Two separate readings on Thursday added to evidence pointing to recovery in the labor market conditions, although the green shoots of recovery are yet to take a firm hold. The data did little to lift sentiment toward equities, with the stock index futures continuing to wallow in negative terrain.
The dollar Index futures (DX), however, gained ground, potentially due to the ongoing geopolitical tensions in the Middle East, perking up the appeal of the safe haven greenback. Bond prices fell across the maturity spectrum.
So what did the labor market data tell us?
Claims flat: The number of individuals claiming unemployment benefits was 213,000 in the week ended Feb. 28, according to a Bureau of Labor Statistics’ (BLS) report. Economists, on average, had expected claims to increase to 215,000 from the initially reported 212,000 for the previous week’s reading, which revised up by 1% from the initially reported 212,000 for the previous week.
The four-week average, which smooths volatility, declined by 4,750 to 215,750 from the previous week’s revised average.
Source: Department of Labor
Continuing claims, which is calculated with a week’s lag, however, climbed 46,000 to 1.868 million. This measures the total number of residents receiving ongoing unemployment benefits, having filed their initial claims at least in one week previously. Commenting on the number, veteran trader Naeem Aslam said the rise in the continuing claims to a nearly five-month high shows that some workers are taking longer to find new jobs.
That said, the initial claims of sub-220,000 aligned with the unemployment rate under 4.2%, he said, adding that this reduces the pressure for the Federal Reserve to reduce rates.
Hirings Lackluster, Firings Fall: A separate report released by outplacement and executive coaching firm Challenger, Gray & Christmas showed job cuts in the U.S. plunged 55% month over month in February to 48,307. About a quarter of the cuts were in the technology sector.

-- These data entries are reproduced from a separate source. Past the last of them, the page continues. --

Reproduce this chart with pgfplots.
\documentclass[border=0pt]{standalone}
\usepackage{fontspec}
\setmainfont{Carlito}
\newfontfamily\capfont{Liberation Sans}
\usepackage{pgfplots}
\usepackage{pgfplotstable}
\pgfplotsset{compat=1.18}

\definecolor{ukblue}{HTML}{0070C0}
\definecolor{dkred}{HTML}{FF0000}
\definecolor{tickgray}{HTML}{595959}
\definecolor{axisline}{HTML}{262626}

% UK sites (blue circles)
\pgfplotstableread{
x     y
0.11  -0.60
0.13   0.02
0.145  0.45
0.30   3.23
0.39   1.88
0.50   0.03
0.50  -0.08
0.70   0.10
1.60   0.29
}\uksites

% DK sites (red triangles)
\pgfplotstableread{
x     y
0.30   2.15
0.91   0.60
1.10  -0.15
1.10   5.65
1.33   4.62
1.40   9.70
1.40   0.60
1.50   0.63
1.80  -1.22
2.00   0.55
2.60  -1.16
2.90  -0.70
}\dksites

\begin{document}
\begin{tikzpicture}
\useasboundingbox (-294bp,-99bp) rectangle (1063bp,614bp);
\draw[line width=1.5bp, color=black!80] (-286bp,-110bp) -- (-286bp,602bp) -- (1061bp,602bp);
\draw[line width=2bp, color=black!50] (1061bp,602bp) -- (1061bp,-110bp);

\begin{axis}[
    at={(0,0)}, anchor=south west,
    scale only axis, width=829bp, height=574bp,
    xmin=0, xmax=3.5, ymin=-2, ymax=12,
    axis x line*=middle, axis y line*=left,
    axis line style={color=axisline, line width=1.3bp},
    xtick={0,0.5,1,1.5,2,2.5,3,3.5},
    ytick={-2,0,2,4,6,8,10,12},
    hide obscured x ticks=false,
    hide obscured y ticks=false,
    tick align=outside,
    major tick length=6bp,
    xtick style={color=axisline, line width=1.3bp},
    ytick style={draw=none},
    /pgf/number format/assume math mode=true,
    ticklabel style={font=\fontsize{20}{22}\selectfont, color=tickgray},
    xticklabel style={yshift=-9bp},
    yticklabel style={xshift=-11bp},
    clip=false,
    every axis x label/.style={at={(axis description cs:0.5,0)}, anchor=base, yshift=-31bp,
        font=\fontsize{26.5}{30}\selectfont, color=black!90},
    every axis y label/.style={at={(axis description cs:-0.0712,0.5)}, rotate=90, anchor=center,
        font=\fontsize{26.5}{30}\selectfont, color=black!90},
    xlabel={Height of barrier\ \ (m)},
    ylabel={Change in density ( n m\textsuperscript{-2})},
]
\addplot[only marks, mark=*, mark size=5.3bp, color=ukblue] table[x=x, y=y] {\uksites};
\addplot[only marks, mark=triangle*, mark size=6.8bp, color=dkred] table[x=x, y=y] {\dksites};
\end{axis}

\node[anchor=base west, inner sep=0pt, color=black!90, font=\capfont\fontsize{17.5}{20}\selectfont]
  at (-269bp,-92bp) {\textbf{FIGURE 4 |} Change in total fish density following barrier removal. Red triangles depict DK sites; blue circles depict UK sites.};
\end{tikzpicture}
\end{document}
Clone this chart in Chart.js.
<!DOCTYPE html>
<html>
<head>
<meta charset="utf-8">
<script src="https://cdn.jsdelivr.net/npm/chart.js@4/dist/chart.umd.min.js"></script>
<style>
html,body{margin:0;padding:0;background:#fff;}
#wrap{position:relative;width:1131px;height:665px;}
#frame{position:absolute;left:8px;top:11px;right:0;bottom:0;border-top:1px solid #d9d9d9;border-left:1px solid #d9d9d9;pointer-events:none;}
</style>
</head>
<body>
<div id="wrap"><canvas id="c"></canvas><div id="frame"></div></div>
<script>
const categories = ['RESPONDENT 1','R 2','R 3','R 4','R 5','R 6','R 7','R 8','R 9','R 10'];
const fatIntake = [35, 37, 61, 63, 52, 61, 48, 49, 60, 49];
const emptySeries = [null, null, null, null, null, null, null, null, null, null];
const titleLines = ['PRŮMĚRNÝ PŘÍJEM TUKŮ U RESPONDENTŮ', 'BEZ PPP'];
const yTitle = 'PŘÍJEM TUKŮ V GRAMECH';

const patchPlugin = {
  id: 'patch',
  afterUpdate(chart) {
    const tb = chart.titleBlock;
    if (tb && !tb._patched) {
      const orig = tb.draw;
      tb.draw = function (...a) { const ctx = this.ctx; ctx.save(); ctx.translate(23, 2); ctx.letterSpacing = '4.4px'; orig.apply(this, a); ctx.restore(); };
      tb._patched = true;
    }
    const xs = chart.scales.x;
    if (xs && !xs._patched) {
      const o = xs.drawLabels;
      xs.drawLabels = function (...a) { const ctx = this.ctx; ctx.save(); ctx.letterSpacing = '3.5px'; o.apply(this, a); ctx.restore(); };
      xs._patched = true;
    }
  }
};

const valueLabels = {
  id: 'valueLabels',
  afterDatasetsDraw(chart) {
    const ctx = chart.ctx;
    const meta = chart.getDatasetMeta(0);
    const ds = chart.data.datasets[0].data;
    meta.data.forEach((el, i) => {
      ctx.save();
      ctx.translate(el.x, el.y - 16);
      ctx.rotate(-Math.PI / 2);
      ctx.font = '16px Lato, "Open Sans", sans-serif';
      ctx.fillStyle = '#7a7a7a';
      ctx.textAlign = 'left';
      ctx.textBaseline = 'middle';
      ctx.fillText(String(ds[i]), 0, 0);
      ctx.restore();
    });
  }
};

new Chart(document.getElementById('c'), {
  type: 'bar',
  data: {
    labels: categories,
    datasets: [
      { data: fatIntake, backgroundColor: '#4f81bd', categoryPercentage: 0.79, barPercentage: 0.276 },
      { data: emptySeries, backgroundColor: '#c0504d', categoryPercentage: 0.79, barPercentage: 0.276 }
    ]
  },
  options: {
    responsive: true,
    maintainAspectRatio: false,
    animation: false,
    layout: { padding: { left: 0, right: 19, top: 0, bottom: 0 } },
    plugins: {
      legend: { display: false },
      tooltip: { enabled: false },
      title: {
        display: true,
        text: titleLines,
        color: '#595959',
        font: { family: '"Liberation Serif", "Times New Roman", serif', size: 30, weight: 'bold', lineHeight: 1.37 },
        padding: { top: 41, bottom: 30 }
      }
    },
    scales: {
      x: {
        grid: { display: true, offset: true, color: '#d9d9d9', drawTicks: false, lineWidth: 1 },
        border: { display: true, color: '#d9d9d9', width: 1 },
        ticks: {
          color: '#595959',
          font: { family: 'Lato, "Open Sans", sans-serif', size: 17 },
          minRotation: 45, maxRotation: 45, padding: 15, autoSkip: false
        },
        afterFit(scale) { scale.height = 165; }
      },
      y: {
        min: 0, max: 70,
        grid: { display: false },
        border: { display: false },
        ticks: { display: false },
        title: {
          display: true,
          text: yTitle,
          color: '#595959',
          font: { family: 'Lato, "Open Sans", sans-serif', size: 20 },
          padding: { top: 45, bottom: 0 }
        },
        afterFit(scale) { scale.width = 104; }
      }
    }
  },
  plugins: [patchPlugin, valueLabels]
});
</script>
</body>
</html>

The January-February total firings are the lowest for the first two months of the year since 2022.
Source: Challenger, Gray & Christmas
Andy Challenger, workplace expert and chief revenue officer for Challenger, Gray & Christmas, said, “February’s dip is a nice reprieve from the elevated job cut plans to start the year. With U.S. involvement in a growing war in Iran, the end of Q1 may bring more layoff plans as companies tighten belts amid uncertainty and higher costs.”
On the other hand, hiring plans rose 140% in February to 12,755 from 5,306 in January, but are down 63% from year-ago period.
Separately, a preliminary report released by the Labor Department showed non-farm productivity rose 2.8% quarter over quarter (QoQ) in the fourth quarter, slower than the 5.2% jump in the previous three-month period. The productivity growth, however, exceeded economists’ estimate of 1.9%.
Unit labor costs climbed 2.8%, reversing some of the 1.8% drop in the third quarter, faster than the 2% rate expected by economists.
NFP Report In Spotlight: The CME FedWatch tool now puts the odds of a hold decision later this month at 97.3%. Traders now turn their attention to Friday’s non-farm payrolls report to get additional clarity on the state of the labor market. Economists, on average, estimate job gains of 58,000 for February, slower than the 172,000 additions in January. The jobless rate is expected to hold steady at 4.3%.